How to build cloud computing cost forecasting
The flexibility of the cloud is one of its huge selling points. It brings all kinds of benefits, but also some challenges. From a cloud cost management perspective, the biggest challenge is to be able to predict costs when infrastructure is in a process of change. The more rapidly this change occurs, the more challenging it is to predict costs. The good news is that this challenge has a solution.
Start by working out where you are now
You need a baseline from which to track changes and the obvious one is where you are now. Hopefully, you are already on top of your cloud cost spending and have clear visibility of what spend belongs to what project, product or service. If not, then you need to fix that before going any further. You could take this exercise as an opportunity to address any obvious red flags in your billing. That basically means anything which suggests that people are not managing their cloud spend as economically as they could.
Deal with any cloud cost optimization issues
Once you have checked that people are not wasting cloud resources, it’s strongly recommended to take a good, hard look at your billing data and see if there are any signs that you need to improve your underlying cloud infrastructure. For example, excessive data transfer costs may be a sign that you need to rework your apps to reduce the extent to which data is transferred between regions or to and from the internet. Calculate your ec2, lambda, data transfer or s3 cloud cost to have a baseline.
There are two reasons for this. First of all, you will get a far better return from addressing major issues such as costly weaknesses in your cloud infrastructure than you will from finessing your forecasting. Secondly, you want and need an accurate baseline from which to track changes, so you need to sort out any obvious issues you have in the present (or at least the major ones) before you try to predict what is going to happen in the future.
Analyze your historical usage data
Your historical usage data will, quite literally, show you how your cloud usage has developed over time.
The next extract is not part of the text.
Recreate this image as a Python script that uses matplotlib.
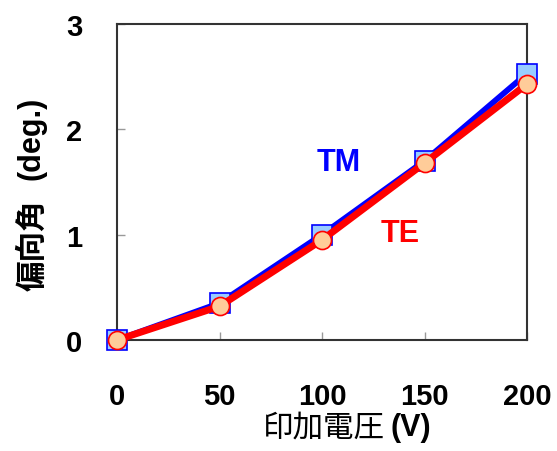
import matplotlib
matplotlib.use("Agg")
import matplotlib.pyplot as plt

plt.rcParams['font.family'] = ['Liberation Sans', 'Noto Sans CJK JP']

# data
voltage = [0, 50, 100, 150, 200]
tm_angle = [0.0, 0.35, 1.00, 1.70, 2.53]
te_angle = [0.0, 0.32, 0.95, 1.68, 2.43]

xticks = [0, 50, 100, 150, 200]
yticks = [0, 1, 2, 3]

fig = plt.figure(figsize=(5.57, 4.52), dpi=100)
ax = fig.add_axes([117 / 557, 1 - 341 / 452, 410 / 557, 316 / 452])

# TM (blue squares) under TE (red circles)
ax.plot(voltage, tm_angle, color='#0000ff', lw=4.2, marker='s', ms=14.5,
        mfc='#99ccff', mec='#0000ff', mew=1.2, clip_on=False, zorder=3)
ax.plot(voltage, te_angle, color='#ff0000', lw=5, marker='o', ms=13,
        mfc='#ffcc99', mec='#ff0000', mew=1.2, clip_on=False, zorder=4)

ax.set_xlim(0, 200)
ax.set_ylim(0, 3)
ax.set_xticks(xticks)
ax.set_yticks(yticks)
ax.tick_params(direction='in', length=6, width=1, color='#999999',
               labelsize=21, pad=25)
ax.tick_params(axis='x', pad=30)
for lbl in ax.get_xticklabels() + ax.get_yticklabels():
    lbl.set_fontweight('bold')

for sp in ax.spines.values():
    sp.set_color('#333333')
    sp.set_linewidth(1.5)

ax.text(108, 1.69, 'TM', color='#0000ff', fontsize=22, fontweight='bold',
        ha='center', va='center')
ax.text(138, 1.02, 'TE', color='#ff0000', fontsize=22, fontweight='bold',
        ha='center', va='center')

# axis labels: CJK part and latin part have different weights
fig.text(385 / 557, 1 - 428 / 452, '印加電圧', fontsize=22,
         family='Noto Sans CJK JP', ha='right', va='center')
fig.text(391 / 557, 1 - 428 / 452, '(V)', fontsize=22, fontweight='bold',
         ha='left', va='center')
fig.text(32 / 557, 1 - 291 / 452, '偏向角', fontsize=22, fontweight='bold',
         family='Noto Sans CJK JP', rotation=90, ha='center', va='bottom')
fig.text(32 / 557, 1 - 180 / 452, '(deg.)', fontsize=22, fontweight='bold',
         rotation=90, ha='center', va='bottom')

fig.savefig('out.png', dpi=100)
Even though it may (and probably will) reflect your cloud learning curve and all the inefficiency that implies (as you learn how to use the cloud), you will usually still get a good idea of the general direction of travel and that can often generate a lot of insights into the future of your cloud usage and therefore your cloud spend.
At the very least, you should be able to see the seasonal trends in your cloud usage (in other words the periods of highest and lowest demand) and use these to inform your estimates for the same periods going forward. You may be able to take this a step further and see what services, or at least which types of services, are popular at what times of the year and also if there are any services, or types of services, which are increasing or decreasing in popularity.
In addition to analyzing usage, it’s also helpful to look at how people are paying for what they consume. For example, are they using On-Demand Instances, Reserved Instances (or a Compute Savings Plan) or Spot Instances? Is there a reason for this spending pattern? For example, have your staff noticed that Spot Instances tend to be particularly economical at certain times of the year, or are people just following habits, and, if the latter, could those habits be improved?
Keep checking your estimates against your invoices
Forecasting billing in data centers is a bit like driving down a major highway. You may come across the odd bend or turn, but they will probably be few and far between and usually indicated well in advance. Forecasting billing in the cloud is more like driving in a strange city. Circumstances will probably change so regularly that you could simply stop noticing the fact unless you actually stop and check.
When you are auditing your invoices, you need to be very clear about whether any inaccuracy was caused because you did not predict usage correctly (and if so what was the issue) or if it was simply a reflection of the fact that cloud platforms not only have extremely intricate billing models but that these change frequently. This means that you could forecast your cloud cost usage with slam dunk accuracy and still be wrong with your billing costs.
If you really want to finesse your billing forecasting, you could look for trends in how often cloud-platform providers update their billing for certain services and incorporate this into your estimates. This is, however, likely to be too much for most companies. The more pragmatic approach is just to stay alert to this practice and be ready to take action as soon as it becomes appropriate.